MCINERNY: But students who opt out are leaving a lot of money on the table, specifically from federal Pell grants that don't have to be paid back. According to the personal finance website NerdWallet, 2018 high school graduates missed out on $2.6 billion in free money for college because of uncompleted FAFSAs.

ISAAC TORRES: I think that the requirement to complete the FAFSA is a good one.

MCINERNY: Isaac Torres works for E3 Alliance, a nonprofit that focuses on how education impacts the economy in central Texas.

TORRES: For an increasing number of low-income first-generation students, it's going to be that critical first step that gets them to enroll full-time and to complete their degree on time.

MCINERNY: And it's not just about going to college.

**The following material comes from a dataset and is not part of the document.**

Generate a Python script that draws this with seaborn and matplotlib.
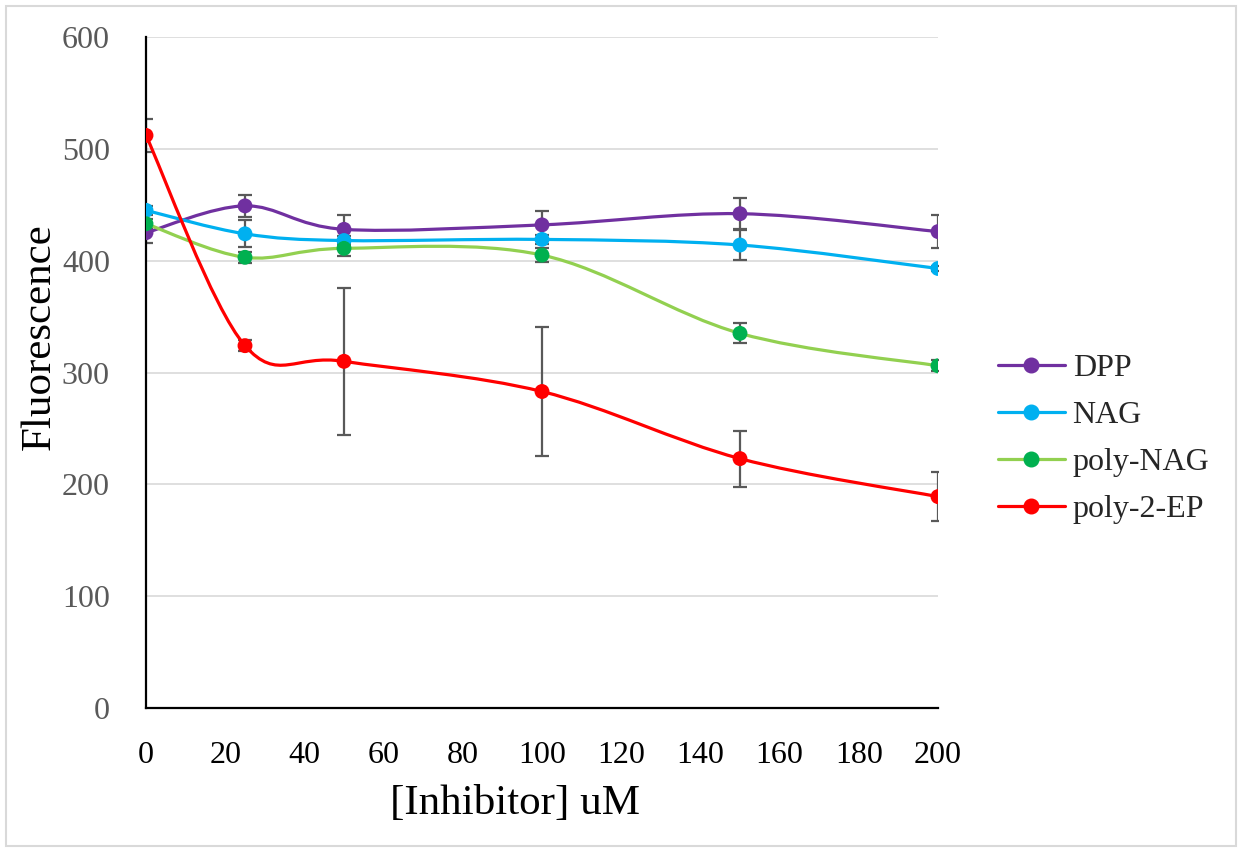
import numpy as np
import pandas as pd
import matplotlib
matplotlib.use("Agg")
import matplotlib.pyplot as plt
from matplotlib.path import Path
from matplotlib.patches import PathPatch, Rectangle
from matplotlib.lines import Line2D
import seaborn as sns

# ---- data ----
conc = [0, 25, 50, 100, 150, 200]
series_names = ["DPP", "NAG", "poly-NAG", "poly-2-EP"]
dpp = [425, 449, 428, 432, 442, 426]
dpp_err = [9, 10, 13, 12, 14, 15]
nag = [445, 424, 418, 419, 414, 393]
nag_err = [4, 12, 4, 4, 13, 2]
polynag = [433, 403, 411, 405, 335, 306]
polynag_err = [4, 5, 7, 6, 9, 5]
poly2ep = [512, 324, 310, 283, 223, 189]
poly2ep_err = [15, 5, 66, 58, 25, 22]

line_colors = ["#7030A0", "#00B0F0", "#92D050", "#FF0000"]
marker_colors = ["#7030A0", "#00B0F0", "#00B050", "#FF0000"]
values = [dpp, nag, polynag, poly2ep]
errors = [dpp_err, nag_err, polynag_err, poly2ep_err]

rows = []
for name, v, e in zip(series_names, values, errors):
    for x, y, err in zip(conc, v, e):
        rows.append({"series": name, "conc": x, "value": y, "err": err})
df = pd.DataFrame(rows)

sns.set_theme(style="white")
plt.rcParams["font.family"] = ["Liberation Serif", "DejaVu Serif"]

fig = plt.figure(figsize=(12.42, 8.52), dpi=100)
ax = fig.add_axes([146 / 1242, 1 - 708 / 852, (938 - 146) / 1242, (708 - 37) / 852])

def smooth_path(xs, ys):
    xs = np.asarray(xs, float); ys = np.asarray(ys, float)
    pts = np.column_stack([xs, ys])
    n = len(pts)
    verts = [pts[0]]
    codes = [Path.MOVETO]
    for i in range(n - 1):
        p0 = pts[i - 1] if i > 0 else pts[i]
        p1 = pts[i]
        p2 = pts[i + 1]
        p3 = pts[i + 2] if i + 2 < n else pts[i + 1]
        c1 = p1 + (p2 - p0) / 6.0
        c2 = p2 - (p3 - p1) / 6.0
        verts += [c1, c2, p2]
        codes += [Path.CURVE4] * 3
    return Path(verts, codes)

for name, lc, mc in zip(series_names, line_colors, marker_colors):
    sub = df[df["series"] == name]
    ax.errorbar(sub["conc"], sub["value"], yerr=sub["err"], fmt="none",
                ecolor="#595959", elinewidth=1.6, capsize=5, capthick=1.6, zorder=2)
    patch = PathPatch(smooth_path(sub["conc"], sub["value"]), facecolor="none",
                      edgecolor=lc, lw=2.3, zorder=3, capstyle="round")
    ax.add_patch(patch)

for name, mc in zip(series_names, marker_colors):
    sub = df[df["series"] == name]
    sns.scatterplot(data=sub, x="conc", y="value", ax=ax, color=mc, s=115,
                    edgecolor="none", zorder=4, legend=False)

ax.set_xlim(0, 200)
ax.set_ylim(0, 600)
ax.set_xticks(np.arange(0, 201, 20))
ax.set_yticks(np.arange(0, 601, 100))
ax.yaxis.grid(True, color="#D9D9D9", lw=1.2)
ax.xaxis.grid(False)
ax.set_axisbelow(True)
for s in ["top", "right"]:
    ax.spines[s].set_visible(False)
for s in ["left", "bottom"]:
    ax.spines[s].set_visible(True)
    ax.spines[s].set_color("black")
    ax.spines[s].set_linewidth(1.6)
ax.tick_params(axis="y", length=0, pad=26, labelsize=23, labelcolor="#595959")
ax.tick_params(axis="x", length=0, pad=24, labelsize=23, labelcolor="black")
ax.set_xlabel("[Inhibitor] uM", fontsize=31, color="black", labelpad=10, x=0.466)
ax.set_ylabel("Fluorescence", fontsize=31, color="black", labelpad=2, y=0.554)

handles = [Line2D([0], [0], color=lc, lw=2.3, marker="o", markersize=10.5,
                  markerfacecolor=mc, markeredgecolor=mc)
           for lc, mc in zip(line_colors, marker_colors)]
fig.legend(handles, series_names, loc="center left", bbox_to_anchor=(0.780, 0.4845),
           frameon=False, fontsize=23, handlelength=2.1, handletextpad=0.25,
           labelspacing=0.55, numpoints=1)

fig.patches.append(Rectangle((6 / 1242, 6 / 852), 1 - 12 / 1242, 1 - 12 / 852,
                             transform=fig.transFigure, fill=False,
                             edgecolor="#D9D9D9", lw=1.5))

fig.savefig("out.png", dpi=100, facecolor="white")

Torres hopes a higher FAFSA completion rate means more students will benefit from more financial aid and, ultimately, finish their degrees.

TORRES: Because every job, really, in 2020 that pays a living wage requires some type of post-secondary credential.

MCINERNY: Louisiana was the first state to require that students apply for college financial aid. And it now has the highest FAFSA completion rate in the country. But Texas is six times the size of Louisiana, and many of those students will need help filling out the complicated form.

AYALA: And that means more manpower, more processing time. That means more universities getting, you know, the applications, more community colleges getting these applications. And it also means more people to sit with students and sort of understand these applications and help them fill them out.

MCINERNY: Ayala, the College Hub advisor, is already thinking about how to prepare for the 2021-22 school year, when the new law goes into effect. And he says there's another hurdle. In order to complete the FAFSA, students have to share their citizenship status as well as their parents' Social Security numbers.

AYALA: Oftentimes, we see that students who may have a parent that's undocumented, they're afraid to disclose that information because of sort of anything sort of immigration-related and just as a concern that, you know, their family will get deported.

MCINERNY: Right now he advises those students not to provide information they aren't comfortable sharing. He's not sure how his advice will change, though, once the law goes into effect.

For NPR News, I'm Claire McInerny in Austin.